As soon as the barge had been made fast to the wharf, the guards began to move amongst the prisoners, telling them that they were free to go. “This is a city of free men!” they said, grinning fearsomely. “Take up your own lives. No one is responsible for you but yourselves.”

“If only Tullus had waited,” Pandaras said to Tibor bitterly, “he and his fellows would have had their wish.” Many of the prisoners were reluctant to obey the guards, fearing that this was a trick. One man went mad and refused to move when the guards started to force them toward the stern, where the gangways to the dock had been fixed. He sat down in the middle of the deck with his arms wrapped around his chest, rocking back and forth and screaming. A guard shot him in the head, picked up his body and slung it over the side. After that, the prisoners had no choice but to gather up their few belongings and walk out into the city.

Baucis had once been a patchwork of little woods and hills, but new roads had been driven everywhere without regard for traditional boundaries, and many of the woods had been cut down. In those that survived, the heart trees had been felled and the woven platform houses of the original inhabitants had been torn down and replaced by straggling encampments of tents and shacks. Sewage ran in open channels that were often blocked by the bodies of animals and men. The air was hazed with the smoke of thousands of fires. Floating platforms and streams of draft animals and crowds of men jostled along red clay roads in the harsh glare of arc lights strung from stripped tree-trunks. Steam wagons clanked and groaned and belched clouds of black smoke as they dragged three or four overladen trailers behind them. Stores and taverns, gaming palaces and whorehouses, all with tall, brightly painted false fronts, had been thrown up along the roads, and barkers and shills called to the crowds from platforms or windows or balconies. There were many apothecaries, surgeries and clinics. One offered, mysteriously, Whole Body Immersion and Electrotherapy; another, Intestinal Irrigation. Machines spun above the crowded roads, zipping about on obscure errands, and slogans were projected high in the air, in glowing letters each as big as a man. Seize The Day. Everyone Now Living May Never Die. Higher still were the archipelagoes of the floating gardens which had once been the homes of Baucis’s scholar-saints, strings of sharply stamped shadows in the orange sky-glow.

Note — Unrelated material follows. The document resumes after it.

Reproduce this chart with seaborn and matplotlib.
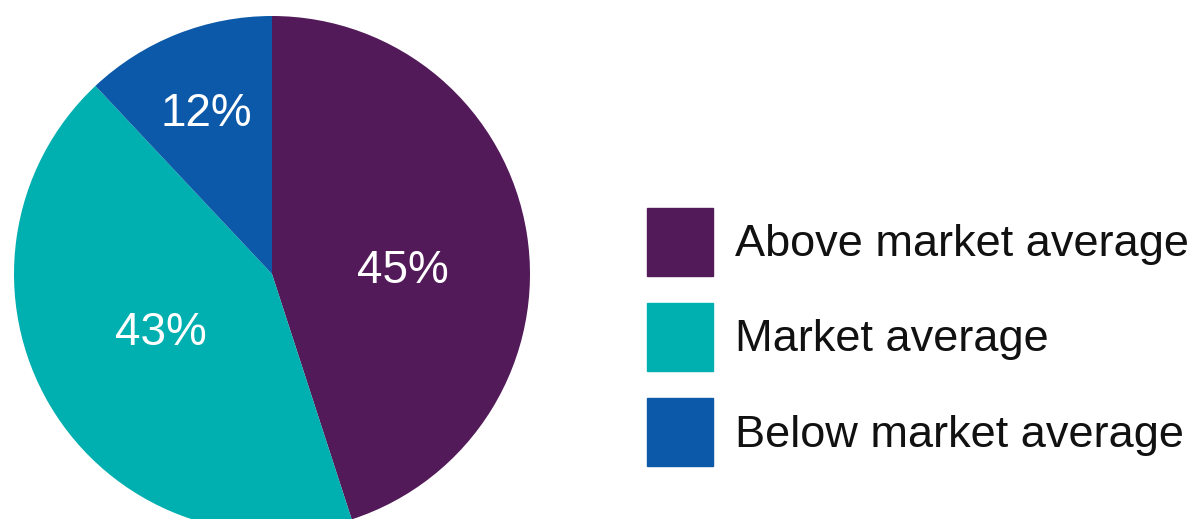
import numpy as np
import matplotlib
matplotlib.use("Agg")
import matplotlib.pyplot as plt
import matplotlib.patches as mpatches
import seaborn as sns

# data
categories = ["Above market average", "Market average", "Below market average"]
shares = [45, 43, 12]
hex_colors = ["#521A58", "#00AFAF", "#0B59A8"]
# where each % label sits: (fraction of radius, angle in degrees)
label_pos = [(0.51, 3.5), (0.48, -154), (0.69, 111.7)]

sns.set_theme(style="white")
plt.rcParams["font.family"] = ["Liberation Sans", "DejaVu Sans"]
palette = sns.color_palette(hex_colors)

fig = plt.figure(figsize=(12.03, 5.19), dpi=100)
ax = fig.add_axes([14 / 1203, -13 / 519, 516 / 1203, 516 / 519])

wedges, texts, autotexts = ax.pie(
    shares,
    colors=palette,
    startangle=90,
    counterclock=False,
    radius=1,
    autopct="%d%%",
    textprops=dict(color="white", fontsize=33),
    wedgeprops=dict(linewidth=0),
)
for t, (d, ang) in zip(autotexts, label_pos):
    a = np.deg2rad(ang)
    t.set_position((d * np.cos(a), d * np.sin(a)))
    t.set_ha("center")
    t.set_va("center_baseline")

ax.set_xlim(-1, 1)
ax.set_ylim(-1, 1)
ax.set_aspect("equal")
ax.axis("off")

handles = [mpatches.Patch(color=c, label=l) for c, l in zip(palette, categories)]
fig.legend(
    handles=handles,
    loc="upper left",
    bbox_to_anchor=(647 / 1203, (519 - 208) / 519),
    frameon=False,
    fontsize=32.5,
    labelcolor="#111111",
    handlelength=1.46,
    handleheight=1.94,
    handletextpad=0.49,
    labelspacing=0.6,
    borderpad=0,
    borderaxespad=0,
)

fig.savefig("out.png", dpi=100)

Pandaras was tired and his left arm hurt badly; Tibor had stripped the quasi-living dressing from the stump, leaving only a light bandage. He followed the hierodule without question, and presently found himself amongst the ruins of the city’s sacred wood. The circle of giant sequoias, said to have been as old as the world, had been cut down, and decads of men were sawing planks from their carcasses by the light of huge bonfires, but the shrine was still there. It was a black disc ten times Pandaras’s height, standing at the center of a big circular platform crafted from a hundred different kinds of wood. The platform was scarred with deep, charcoal-blistered trenches made by the reflected beams of energy weapons and pocked with thousands of splintered gouges and impact holes from ricocheting slugs and rifle pellets, and blasphemies and cabbalistic signs had been carved into the polished ancient planks, but the huge black disc of the shrine itself, being only partly of this world, was inviolate.